* [What is expected]: Which lines hold the word "this"? Copy each of them from the material.

* [Supplied records]:
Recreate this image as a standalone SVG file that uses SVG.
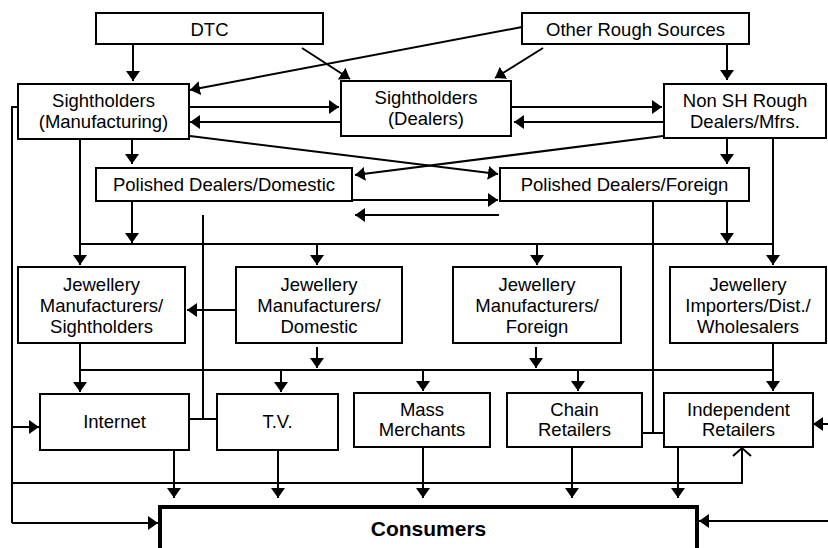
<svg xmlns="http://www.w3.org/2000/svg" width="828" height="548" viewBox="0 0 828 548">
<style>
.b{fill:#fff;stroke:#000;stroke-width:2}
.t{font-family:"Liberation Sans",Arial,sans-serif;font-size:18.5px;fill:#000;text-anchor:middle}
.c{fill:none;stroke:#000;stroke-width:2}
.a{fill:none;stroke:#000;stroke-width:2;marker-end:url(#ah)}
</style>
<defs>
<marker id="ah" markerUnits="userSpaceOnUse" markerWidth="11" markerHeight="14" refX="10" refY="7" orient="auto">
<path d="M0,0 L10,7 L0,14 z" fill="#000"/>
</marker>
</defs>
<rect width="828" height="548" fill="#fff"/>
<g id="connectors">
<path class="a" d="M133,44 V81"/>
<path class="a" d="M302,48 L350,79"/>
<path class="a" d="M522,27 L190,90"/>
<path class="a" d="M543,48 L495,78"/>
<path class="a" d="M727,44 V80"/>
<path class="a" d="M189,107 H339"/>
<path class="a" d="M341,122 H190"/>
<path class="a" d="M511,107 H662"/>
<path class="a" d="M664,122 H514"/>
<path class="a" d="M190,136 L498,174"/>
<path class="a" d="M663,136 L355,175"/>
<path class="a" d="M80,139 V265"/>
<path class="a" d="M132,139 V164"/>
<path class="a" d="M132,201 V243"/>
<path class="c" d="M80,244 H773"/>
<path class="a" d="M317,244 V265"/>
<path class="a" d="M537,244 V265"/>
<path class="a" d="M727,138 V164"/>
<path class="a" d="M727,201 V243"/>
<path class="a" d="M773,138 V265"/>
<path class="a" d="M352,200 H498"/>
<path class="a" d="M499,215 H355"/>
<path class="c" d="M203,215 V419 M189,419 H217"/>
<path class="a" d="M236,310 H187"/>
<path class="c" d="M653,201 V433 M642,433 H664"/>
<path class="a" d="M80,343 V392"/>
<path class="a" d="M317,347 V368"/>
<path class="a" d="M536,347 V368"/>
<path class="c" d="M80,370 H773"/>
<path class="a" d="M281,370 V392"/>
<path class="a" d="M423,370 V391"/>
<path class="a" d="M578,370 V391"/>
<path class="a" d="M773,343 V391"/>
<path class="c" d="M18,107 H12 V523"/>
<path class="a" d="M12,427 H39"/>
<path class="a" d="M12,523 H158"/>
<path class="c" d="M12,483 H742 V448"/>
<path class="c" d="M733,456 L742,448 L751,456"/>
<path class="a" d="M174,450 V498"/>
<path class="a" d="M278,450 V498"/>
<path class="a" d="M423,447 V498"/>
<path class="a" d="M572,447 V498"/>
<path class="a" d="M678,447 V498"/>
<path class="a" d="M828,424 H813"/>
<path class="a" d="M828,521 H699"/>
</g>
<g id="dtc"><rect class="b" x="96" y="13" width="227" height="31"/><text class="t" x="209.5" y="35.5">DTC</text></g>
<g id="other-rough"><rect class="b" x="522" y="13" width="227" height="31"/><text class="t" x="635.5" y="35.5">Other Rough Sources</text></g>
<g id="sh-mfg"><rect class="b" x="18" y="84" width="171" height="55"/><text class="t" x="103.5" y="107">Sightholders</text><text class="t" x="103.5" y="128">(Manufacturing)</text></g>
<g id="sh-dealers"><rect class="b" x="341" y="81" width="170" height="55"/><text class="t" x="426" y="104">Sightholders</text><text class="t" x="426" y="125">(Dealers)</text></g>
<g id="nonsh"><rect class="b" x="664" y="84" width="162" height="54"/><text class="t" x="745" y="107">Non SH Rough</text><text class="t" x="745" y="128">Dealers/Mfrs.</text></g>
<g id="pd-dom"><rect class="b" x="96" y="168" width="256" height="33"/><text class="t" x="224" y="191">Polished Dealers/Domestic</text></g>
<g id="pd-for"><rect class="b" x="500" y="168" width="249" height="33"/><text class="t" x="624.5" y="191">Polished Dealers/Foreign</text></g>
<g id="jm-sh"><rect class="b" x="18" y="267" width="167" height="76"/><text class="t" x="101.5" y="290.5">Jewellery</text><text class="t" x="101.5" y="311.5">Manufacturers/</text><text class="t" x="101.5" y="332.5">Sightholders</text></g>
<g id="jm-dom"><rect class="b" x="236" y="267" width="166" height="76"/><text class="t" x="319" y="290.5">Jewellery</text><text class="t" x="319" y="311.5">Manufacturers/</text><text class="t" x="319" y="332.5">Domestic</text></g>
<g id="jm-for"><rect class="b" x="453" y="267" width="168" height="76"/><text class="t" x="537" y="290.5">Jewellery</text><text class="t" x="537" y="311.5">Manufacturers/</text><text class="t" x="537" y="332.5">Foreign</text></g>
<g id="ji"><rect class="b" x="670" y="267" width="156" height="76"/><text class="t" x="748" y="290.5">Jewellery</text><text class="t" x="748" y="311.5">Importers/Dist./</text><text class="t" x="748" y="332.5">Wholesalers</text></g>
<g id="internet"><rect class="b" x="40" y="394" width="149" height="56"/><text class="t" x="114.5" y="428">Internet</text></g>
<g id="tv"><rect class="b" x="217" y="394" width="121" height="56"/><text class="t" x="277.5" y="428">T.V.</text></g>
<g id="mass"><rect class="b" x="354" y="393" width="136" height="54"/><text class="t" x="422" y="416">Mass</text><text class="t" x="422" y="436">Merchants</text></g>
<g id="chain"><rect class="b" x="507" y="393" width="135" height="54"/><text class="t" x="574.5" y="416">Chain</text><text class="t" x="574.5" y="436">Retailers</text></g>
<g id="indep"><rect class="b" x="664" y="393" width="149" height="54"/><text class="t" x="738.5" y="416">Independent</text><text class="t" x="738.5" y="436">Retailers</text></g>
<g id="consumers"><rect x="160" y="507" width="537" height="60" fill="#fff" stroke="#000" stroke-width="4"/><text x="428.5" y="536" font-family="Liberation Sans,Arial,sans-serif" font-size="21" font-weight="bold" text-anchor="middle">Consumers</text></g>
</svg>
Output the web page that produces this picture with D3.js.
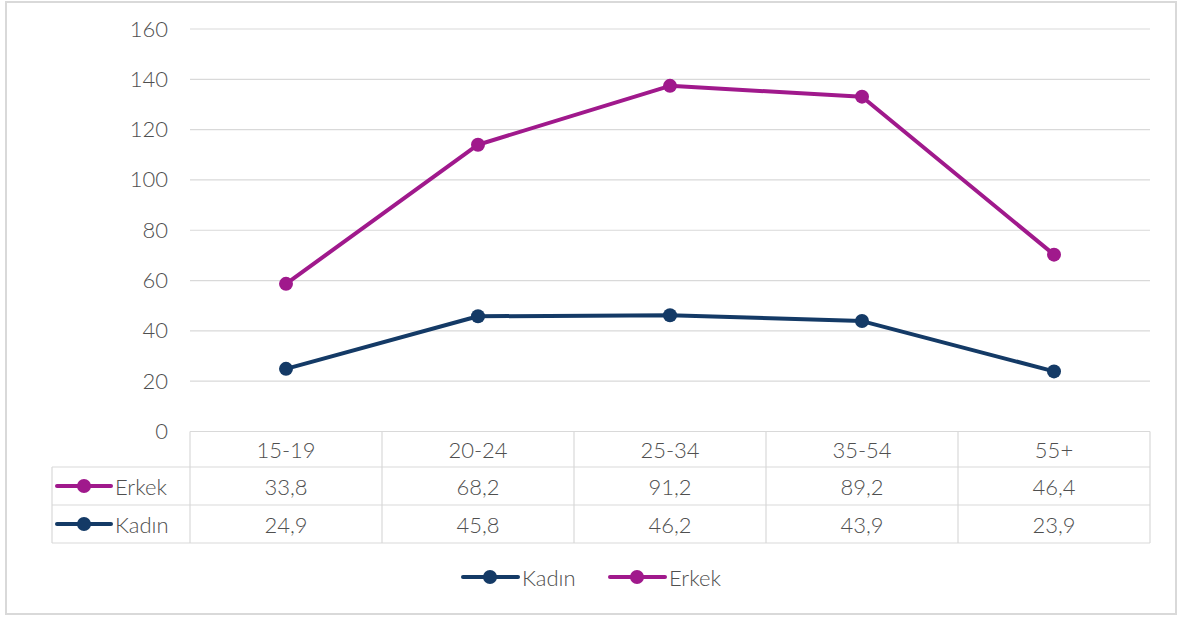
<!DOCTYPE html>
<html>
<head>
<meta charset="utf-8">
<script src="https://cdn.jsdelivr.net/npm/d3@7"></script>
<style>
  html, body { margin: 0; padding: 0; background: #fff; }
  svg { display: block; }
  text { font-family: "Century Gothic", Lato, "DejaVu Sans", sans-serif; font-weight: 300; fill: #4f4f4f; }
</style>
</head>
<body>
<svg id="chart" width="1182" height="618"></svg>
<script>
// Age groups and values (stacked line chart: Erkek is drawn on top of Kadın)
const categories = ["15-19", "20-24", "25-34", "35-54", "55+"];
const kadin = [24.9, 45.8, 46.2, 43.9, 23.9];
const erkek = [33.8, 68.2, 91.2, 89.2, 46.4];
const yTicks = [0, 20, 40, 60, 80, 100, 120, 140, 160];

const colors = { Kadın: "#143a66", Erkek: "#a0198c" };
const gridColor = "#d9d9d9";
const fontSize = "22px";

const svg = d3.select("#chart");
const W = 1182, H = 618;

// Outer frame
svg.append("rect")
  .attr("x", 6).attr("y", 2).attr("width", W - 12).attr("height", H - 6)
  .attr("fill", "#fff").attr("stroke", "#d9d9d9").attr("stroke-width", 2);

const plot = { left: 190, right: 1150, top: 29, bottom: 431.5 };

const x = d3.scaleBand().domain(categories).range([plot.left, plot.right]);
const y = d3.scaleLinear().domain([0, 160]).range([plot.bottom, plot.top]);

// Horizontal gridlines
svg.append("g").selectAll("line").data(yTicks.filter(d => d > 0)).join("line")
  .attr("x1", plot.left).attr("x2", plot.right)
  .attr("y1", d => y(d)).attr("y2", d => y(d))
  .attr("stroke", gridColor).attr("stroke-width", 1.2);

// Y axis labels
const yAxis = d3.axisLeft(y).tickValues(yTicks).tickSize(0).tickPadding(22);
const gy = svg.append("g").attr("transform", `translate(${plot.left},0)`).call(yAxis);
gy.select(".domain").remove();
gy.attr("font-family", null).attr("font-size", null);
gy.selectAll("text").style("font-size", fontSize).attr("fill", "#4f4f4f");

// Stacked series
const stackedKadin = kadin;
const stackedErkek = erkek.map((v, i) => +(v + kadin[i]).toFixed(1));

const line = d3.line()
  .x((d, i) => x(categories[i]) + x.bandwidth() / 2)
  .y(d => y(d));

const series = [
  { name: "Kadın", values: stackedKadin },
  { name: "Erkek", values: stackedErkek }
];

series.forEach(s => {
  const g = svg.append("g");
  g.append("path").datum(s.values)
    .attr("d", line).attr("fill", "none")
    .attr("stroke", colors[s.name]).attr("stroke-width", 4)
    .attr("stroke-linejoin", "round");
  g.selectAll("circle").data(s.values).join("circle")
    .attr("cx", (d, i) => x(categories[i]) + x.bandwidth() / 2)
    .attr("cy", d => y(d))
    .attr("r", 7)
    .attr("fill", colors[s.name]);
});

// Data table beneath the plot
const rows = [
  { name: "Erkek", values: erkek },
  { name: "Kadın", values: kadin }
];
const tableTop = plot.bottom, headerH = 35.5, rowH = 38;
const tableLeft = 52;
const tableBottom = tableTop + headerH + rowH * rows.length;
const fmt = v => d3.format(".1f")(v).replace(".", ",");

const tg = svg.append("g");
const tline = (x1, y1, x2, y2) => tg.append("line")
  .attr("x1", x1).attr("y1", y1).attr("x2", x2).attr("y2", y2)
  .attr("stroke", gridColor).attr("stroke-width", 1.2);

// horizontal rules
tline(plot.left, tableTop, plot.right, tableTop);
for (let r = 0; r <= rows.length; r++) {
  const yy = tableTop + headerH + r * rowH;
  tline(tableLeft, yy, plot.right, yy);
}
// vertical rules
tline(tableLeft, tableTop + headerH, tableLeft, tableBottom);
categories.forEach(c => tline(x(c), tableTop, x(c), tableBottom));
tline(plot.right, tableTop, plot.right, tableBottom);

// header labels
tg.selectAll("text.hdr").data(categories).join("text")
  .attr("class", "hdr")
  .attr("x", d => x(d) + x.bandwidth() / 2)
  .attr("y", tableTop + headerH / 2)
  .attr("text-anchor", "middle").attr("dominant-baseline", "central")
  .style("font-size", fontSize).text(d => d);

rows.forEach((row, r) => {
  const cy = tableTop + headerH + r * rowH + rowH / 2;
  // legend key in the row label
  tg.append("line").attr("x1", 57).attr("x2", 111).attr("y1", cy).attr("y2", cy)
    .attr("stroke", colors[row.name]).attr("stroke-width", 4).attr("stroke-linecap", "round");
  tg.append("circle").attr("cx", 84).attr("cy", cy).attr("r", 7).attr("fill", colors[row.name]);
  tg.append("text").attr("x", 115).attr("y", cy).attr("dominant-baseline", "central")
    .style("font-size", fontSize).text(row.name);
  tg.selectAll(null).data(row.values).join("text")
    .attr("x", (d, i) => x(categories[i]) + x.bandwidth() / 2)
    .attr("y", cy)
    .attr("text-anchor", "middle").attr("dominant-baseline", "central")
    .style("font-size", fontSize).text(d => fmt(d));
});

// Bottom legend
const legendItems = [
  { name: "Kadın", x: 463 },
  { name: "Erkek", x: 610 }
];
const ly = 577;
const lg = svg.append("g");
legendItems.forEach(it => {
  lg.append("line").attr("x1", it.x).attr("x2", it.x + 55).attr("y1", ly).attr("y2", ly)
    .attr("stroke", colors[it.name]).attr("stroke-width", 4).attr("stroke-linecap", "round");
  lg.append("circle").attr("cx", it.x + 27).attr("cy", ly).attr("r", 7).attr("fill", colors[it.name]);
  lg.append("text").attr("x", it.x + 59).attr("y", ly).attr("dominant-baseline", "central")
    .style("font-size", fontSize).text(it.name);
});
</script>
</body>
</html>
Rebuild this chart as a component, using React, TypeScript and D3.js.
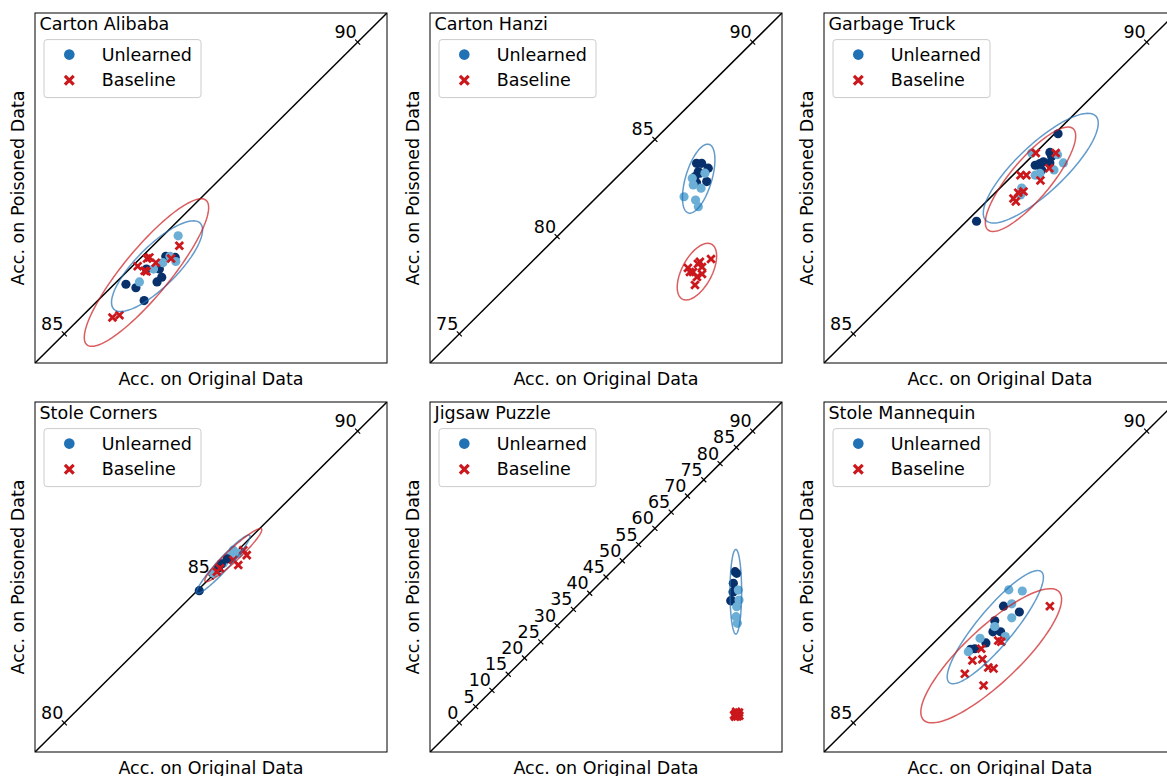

* [Solution to the problem]:
Recreate this image as a standalone SVG file that uses SVG.
Output the web page that produces this picture with D3.js.
Rebuild this chart as a component, using React, TypeScript and D3.js.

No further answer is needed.